‘Oh my God, these men ...’ Grace’s voice trailed off as she leaped into action, still feeling the urge to run and hide whenever she was faced with blood and gore, the smell alone making her stomach heave. But these soldiers needed her, and that was all that mattered.
‘How long have they been like this?’ Grace asked.
The two men closest to her were both wrapped in dirty blankets, their faces and bodies caked in mud and sweat and dried blood. Their faces were thickly stubbled with at least a few days’ worth of hair, and she could barely see what she needed to work on first.
Her sister took one soldier, and she turned to the other, checking his eyes first and his breathing before taking his hands to move them, wondering why they were so tightly clamped over his stomach.
‘If you could just move—’ she started, before screaming. ‘Help!’ Blood spurted from him, his hands soaked red. She could make out loose stitches that were no longer holding, and she clamped her hands over the gaping hole in his abdomen, trying not to cry as she talked to him.
‘Stay with me,’ she choked out. ‘You’re going to be fine; we’re going to look after you now.’
‘Doctor!’ April screamed beside her. ‘We need a doctor here!’
Grace was trembling, unable to look at her hands, to see what she was holding, to put a name to the slippery part of the man she was connected to, trying to stop him from bleeding to death in front of her.
‘We’re going to be fine here.’ Dr. Evans appeared beside her, his voice deep and commanding. ‘Keep your hands there, and walk with us,’ he said. ‘We’re going to save this man’s life—you hear me?’
Grace nodded, ignoring the lurch of her stomach as she hurried with them, her hands the only thing stopping the poor man’s insides from slipping straight out and onto the floor.
Eva’s eyes met hers from across Arthur’s bed as they raced past into the operating theater, where Dr. Evans’s calm voice guided her when to let go, his practiced hands reaching straight in, frantically starting to sew as more blood pumped out, as another surgeon dashed in to help him and more patients were rushed past in conditions easily as bad.

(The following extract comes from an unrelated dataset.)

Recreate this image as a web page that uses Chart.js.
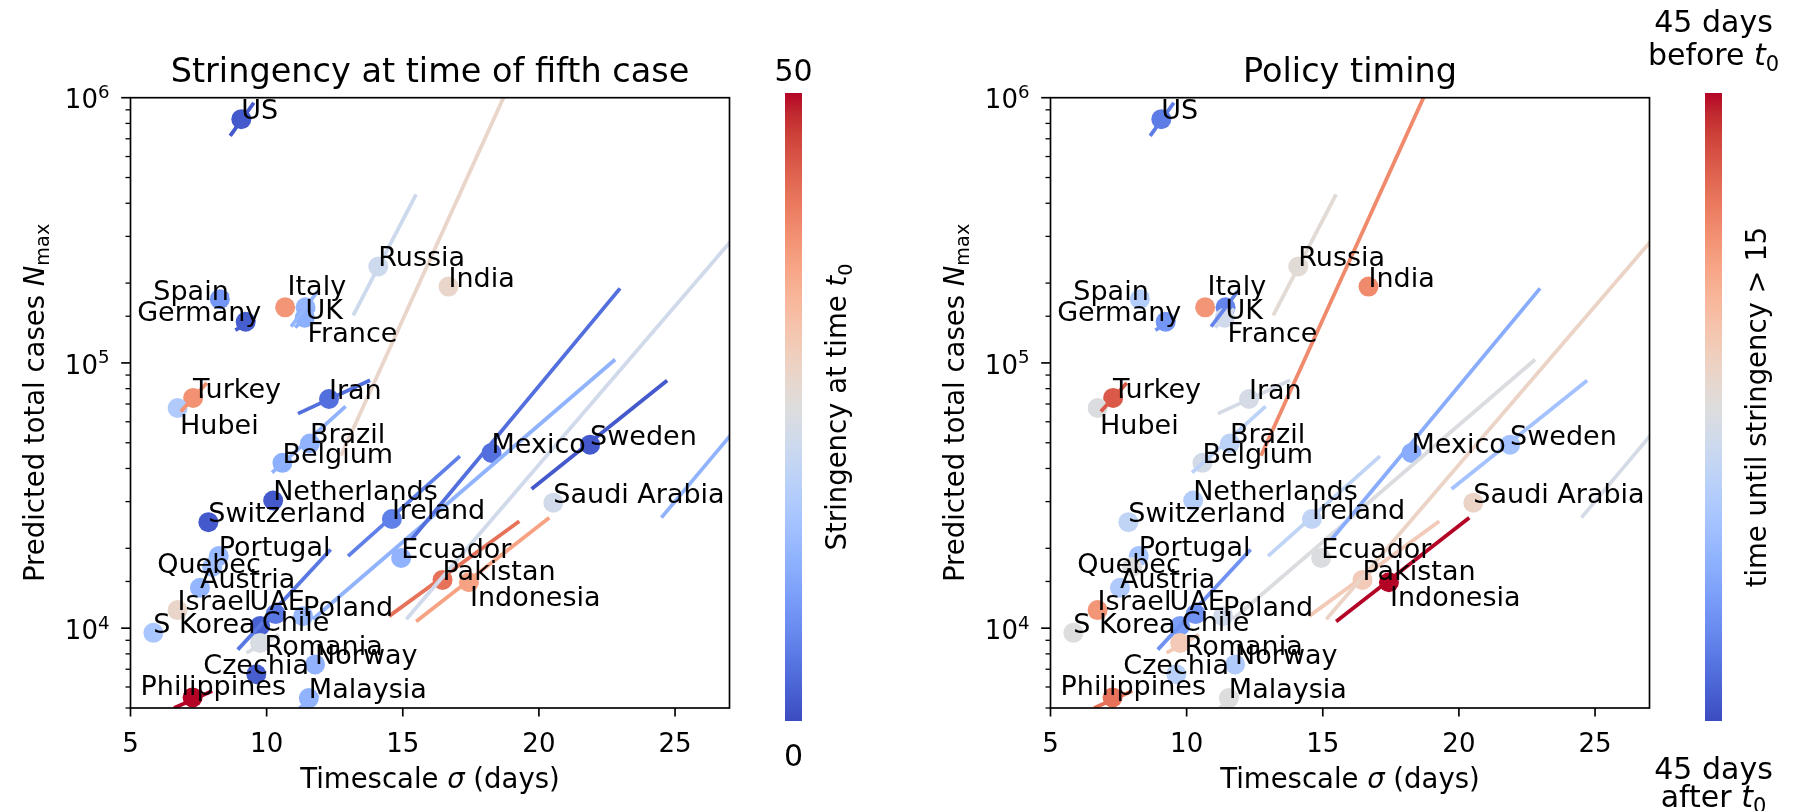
<!DOCTYPE html>
<html><head><meta charset="utf-8">
<script src="https://cdn.jsdelivr.net/npm/chart.js@4.4.1/dist/chart.umd.min.js"></script>
<style>
html,body{margin:0;padding:0;background:#fff;}
#wrap{position:relative;width:1801px;height:811px;overflow:hidden;background:#fff;}
canvas{position:absolute;top:0;}
</style></head><body>
<div id="wrap">
<canvas id="c1" width="900" height="811" style="left:0px;width:900px;height:811px"></canvas>
<canvas id="c2" width="901" height="811" style="left:900px;width:901px;height:811px"></canvas>
</div>
<script>
// ---------------- DATA ----------------
const countries = ['US','Spain','Germany','Italy','UK','France','Russia','India','Turkey','Hubei','Iran','Brazil','Belgium','Netherlands','Switzerland','Ireland','Portugal','Quebec','Austria','Israel','UAE','S Korea','Chile','Poland','Romania','Czechia','Norway','Philippines','Malaysia','Mexico','Sweden','Saudi Arabia','Ecuador','Pakistan','Indonesia','Other'];
const sigma = [9.07,8.28,9.23,10.68,11.43,11.40,14.10,16.68,7.30,6.73,12.29,11.59,10.58,10.24,7.86,14.60,8.24,8.00,7.55,6.73,10.33,5.84,9.76,11.34,9.76,9.62,11.78,7.28,11.55,18.26,21.88,20.53,14.94,16.46,17.43,29.5];
const nMax = [830000,174000,143000,162000,162000,148000,231000,194000,73800,67600,73100,49700,42000,30300,25100,25800,18700,17000,14200,11700,11300,9600,10200,11100,8800,6700,7300,5480,5450,45800,49200,29700,18400,15200,14900,120000];
// stringency at time t0 (0..50)
const stringency = [1.5,9,2,38,13.5,12.5,22,27.5,38.5,17.5,4,13,12.5,1.5,1.5,6,14,15,13.5,27.5,5,16.5,2.5,14,24,2,13,50,13,4,1.5,22.5,13,42,36.5,13];
// days before t0 that stringency exceeded 15 (negative = after t0)
const timingDays = [-35,-12.6,-28.8,23.4,-33.3,-4.5,1.8,26,35,-1,-2.7,-10,-3.6,-12.6,-9,-9,-16,0,-13.5,23.4,-30,0,-27,-4.5,9,-11,-13.5,30.6,0,-23.4,-17,5.4,-1,9,45,-2.7];
// trend segments (sigma, N) start/end per country
const trendS0 = [8.66,8.0,8.85,null,10.9,11.05,13.18,12.73,6.85,null,11.15,10.2,null,null,null,12.99,null,null,null,null,8.94,null,null,null,9.26,null,null,6.6,11.2,15.32,19.73,15.13,11.7,14.5,15.49,24.5];
const trendN0 = [718000,166000,133000,null,137000,136000,151000,44700,65600,null,64400,38600,null,null,null,18700,null,null,null,null,8300,null,null,null,8070,null,null,5000,5000,21600,33500,10800,10800,11100,10600,26100];
const trendS1 = [9.53,8.6,9.57,null,11.87,11.75,15.49,19.0,7.8,null,13.8,12.9,null,null,null,17.1,null,null,null,null,12.35,null,null,null,10.45,null,null,8.0,11.9,22.98,24.71,27.2,22.8,19.28,20.38,28.0];
const trendN1 = [957000,183000,146000,null,186000,160000,432000,1170000,84000,null,86000,68600,null,null,null,44500,null,null,null,null,19800,null,null,null,9460,null,null,5800,5600,191000,85900,300000,103000,25300,26100,70000];
const xTicks = [5,10,15,20,25];
const xRange = [5,27];
const yRange = [5000,1000000];

// ---------------- LAYOUT (label offsets in px, not data) ----------------
const labelOffset = {
  'Spain':[-66.5,1],'Germany':[-108.5,-1],'Italy':[2.4,-12.3],'UK':[0,12],'France':[2.8,24.3],
  'Hubei':[2.4,26],'UAE':[-26,-4],'Quebec':[-55,6],'Romania':[4.5,11.7],'Czechia':[-53,0],
  'Philippines':[-52,-2],'Indonesia':[1,24],'Chile':[1.7,5]
};

const CW=[[59,76,192],[68,90,204],[77,104,215],[87,117,225],[98,130,234],[108,142,241],[119,154,247],[130,165,251],[141,176,254],[152,185,255],[163,194,255],[174,201,253],[184,208,249],[194,213,244],[204,217,238],[213,219,230],[221,221,221],[229,216,209],[236,211,197],[241,204,185],[245,196,173],[247,187,160],[247,177,148],[247,166,135],[244,154,123],[241,141,111],[236,127,99],[229,112,88],[222,96,77],[213,80,66],[203,62,56],[192,40,47],[180,4,38]];
function coolwarm(t){
  t=Math.max(0,Math.min(1,t)); const p=t*32; const i=Math.min(31,Math.floor(p)); const f=p-i;
  const a=CW[i],b=CW[i+1];
  return 'rgb('+Math.round(a[0]+(b[0]-a[0])*f)+','+Math.round(a[1]+(b[1]-a[1])*f)+','+Math.round(a[2]+(b[2]-a[2])*f)+')';
}
const FONT='"DejaVu Sans"';
function fnt(size,it){return (it?'italic ':'')+size+'px '+FONT;}
function drawRich(ctx,parts,x,y,align,size){
  const segs=parts.map(p=>{const o=p[1]||{};const s=(o.sub||o.sup)?size*0.7:size;ctx.font=fnt(s,o.it);return {t:p[0],o:o,s:s,w:ctx.measureText(p[0]).width};});
  const tot=segs.reduce((a,b)=>a+b.w,0);
  let cx = align==='center'? x-tot/2 : align==='right'? x-tot : x;
  ctx.textAlign='left'; ctx.textBaseline='alphabetic';
  for(const s of segs){
    ctx.font=fnt(s.s,s.o.it);
    const dy = s.o.sub? size*0.2 : s.o.sup? -size*0.39 : 0;
    ctx.fillText(s.t,cx,y+dy); cx+=s.w;
  }
}

function makePanel(canvasId,opt){
  const colors = opt.values.map(v=>coolwarm(opt.norm(v)));
  const datasets=[{
    type:'scatter',
    data: countries.map((c,i)=>({x:sigma[i],y:nMax[i]})),
    pointRadius:10, pointHoverRadius:10, pointBorderWidth:0,
    pointBackgroundColor:colors, pointBorderColor:colors,
    order:2, clip:0
  }];
  countries.forEach((c,i)=>{
    if(trendS0[i]===null) return;
    datasets.push({type:'line',data:[{x:trendS0[i],y:trendN0[i]},{x:trendS1[i],y:trendN1[i]}],
      borderColor:colors[i],borderWidth:3.8,pointRadius:0,pointHoverRadius:0,tension:0,fill:false,
      borderCapStyle:'butt',order:1,clip:0});
  });
  const deco={
    id:'deco'+canvasId,
    afterDraw(chart){
      const ctx=chart.ctx, ca=chart.chartArea, xs=chart.scales.x, ys=chart.scales.y;
      ctx.save();
      // point labels
      ctx.fillStyle='#000';
      ctx.font=fnt(27); ctx.textAlign='left'; ctx.textBaseline='alphabetic';
      countries.forEach((c,i)=>{
        if(sigma[i]<xRange[0]||sigma[i]>xRange[1]) return;
        const px=xs.getPixelForValue(sigma[i]), py=ys.getPixelForValue(nMax[i]);
        const off=labelOffset[c]||[0,0];
        ctx.fillText(c,px+off[0],py+off[1]);
      });
      // spines
      ctx.strokeStyle='#000'; ctx.lineWidth=1.67;
      ctx.strokeRect(ca.left,ca.top,ca.right-ca.left,ca.bottom-ca.top);
      // x ticks
      ctx.font=fnt(26); ctx.textAlign='center';
      xTicks.forEach(v=>{
        const px=xs.getPixelForValue(v);
        ctx.beginPath(); ctx.moveTo(px,ca.bottom); ctx.lineTo(px,ca.bottom+8.5); ctx.stroke();
        ctx.fillText(String(v),px,752);
      });
      // y ticks
      ys.ticks.forEach(t=>{
        const v=t.value; const lg=Math.log10(v); const major=Math.abs(lg-Math.round(lg))<1e-9;
        const py=ys.getPixelForValue(v);
        if(py<ca.top-0.5||py>ca.bottom+0.5) return;
        ctx.lineWidth=major?1.67:1.3;
        ctx.beginPath(); ctx.moveTo(ca.left,py); ctx.lineTo(ca.left-(major?9.3:5),py); ctx.stroke();
        if(major){ drawRich(ctx,[['10'],[String(Math.round(lg)),{sup:true}]],ca.left-21,py+10.6,'right',26); }
      });
      // axis labels
      const cx=(ca.left+ca.right)/2, cy=(ca.top+ca.bottom)/2;
      drawRich(ctx,[['Timescale '],['σ',{it:true}],[' (days)']],cx,788,'center',27.5);
      ctx.save(); ctx.translate(ca.left-86.8,cy); ctx.rotate(-Math.PI/2);
      drawRich(ctx,[['Predicted total cases '],['N',{it:true}],['max',{sub:true}]],0,0,'center',27.5);
      ctx.restore();
      // title
      drawRich(ctx,[[opt.title]],cx,82,'center',33.5);
      // colorbar
      const cb={x:opt.cbX,w:17,top:93,bottom:721};
      const g=ctx.createLinearGradient(0,cb.bottom,0,cb.top);
      CW.forEach((c,i)=>g.addColorStop(i/32,'rgb('+c[0]+','+c[1]+','+c[2]+')'));
      ctx.fillStyle=g; ctx.fillRect(cb.x,cb.top,cb.w,cb.bottom-cb.top);
      ctx.fillStyle='#000';
      const ccx=cb.x+cb.w/2;
      opt.cbTopText.forEach((line,k)=>drawRich(ctx,line,ccx,opt.cbTopY[k],'center',30));
      opt.cbBotText.forEach((line,k)=>drawRich(ctx,line,ccx,opt.cbBotY[k],'center',30));
      ctx.save(); ctx.translate(cb.x+cb.w+44,(cb.top+cb.bottom)/2); ctx.rotate(-Math.PI/2);
      drawRich(ctx,opt.cbLabel,0,0,'center',27.5);
      ctx.restore();
      ctx.restore();
    }
  };
  return new Chart(document.getElementById(canvasId),{
    type:'scatter',
    data:{datasets},
    options:{
      responsive:false, animation:false, devicePixelRatio:1,
      layout:{padding:opt.pad},
      plugins:{legend:{display:false},tooltip:{enabled:false},title:{display:false}},
      events:[],
      scales:{
        x:{type:'linear',min:xRange[0],max:xRange[1],display:false},
        y:{type:'logarithmic',min:yRange[0],max:yRange[1],display:false}
      }
    },
    plugins:[deco]
  });
}

makePanel('c1',{
  title:'Stringency at time of fifth case', values:stringency, norm:v=>v/50,
  pad:{left:130.5,right:170.5,top:97.7,bottom:103},
  cbX:785,
  cbTopText:[[['50']]], cbTopY:[81],
  cbBotText:[[['0']]], cbBotY:[766],
  cbLabel:[['Stringency at time '],['t',{it:true}],['0',{sub:true}]]
});
makePanel('c2',{
  title:'Policy timing', values:timingDays, norm:v=>(v+45)/90,
  pad:{left:150.5,right:151.5,top:97.7,bottom:103},
  cbX:805,
  cbTopText:[[['45 days']],[['before '],['t',{it:true}],['0',{sub:true}]]], cbTopY:[32,65],
  cbBotText:[[['45 days']],[['after '],['t',{it:true}],['0',{sub:true}]]], cbBotY:[779,807],
  cbLabel:[['time until stringency > 15']]
});
</script>
</body></html>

Grace walked on wobbly legs until she was away from the noise, out of sight, and leaned her back against the wall as she slowly slid down until her bottom hit the floor. She stared at her red hands, at the blood dripping down her arms, opening her mouth and letting out a silent scream that was anything but silent in her head.
Get up.
The voice in her head was insistent, but she refused to listen to it.
‘Grace?’
She took a deep breath and raised her eyes, finding Eva kneeling beside her. She hadn’t even known anyone was near her.
‘Grace, we need you. Get up.’
Grace pushed herself up the same way she’d gone down, her back against the wall, knees shuddering as they tried to collapse on her.
Eva’s warm palms were against her cheeks, and Grace slowly focused on her friend’s eyes.
‘You’re going to be fine, Grace,’ Eva whispered. ‘Come on—there’s more men coming through those doors than we can handle. They’re talking about closing the hospital if we don’t start moving through them faster.’
‘I’m going to the front,’ she whispered. ‘Me and April, both of us. They need nurses there.’
‘You can’t, Grace. You can’t deal with all the blood here, let alone—’
‘I’m going,’ she said, surprised by the strength in her own voice. ‘I have to.’
Eva took her hand, not seeming to care that it was bloodstained.
‘Well, if you’re going, I’m going too.’
Grace wanted to tell her no, that they weren’t letting her now that she was finally starting to find her way again, but Eva’s voice was full of authority, and her friend was the same Eva who’d so impressed Grace all those months ago in Hawaii.
‘Fine, but be careful. I can’t lose another friend,’ Grace muttered as they reentered the emergency ward.
‘Right back at you, Gracie,’ Eva said. ‘We’re all coming back from the front alive, no matter what.’
‘We need morphine and more morphine over here!’ someone yelled.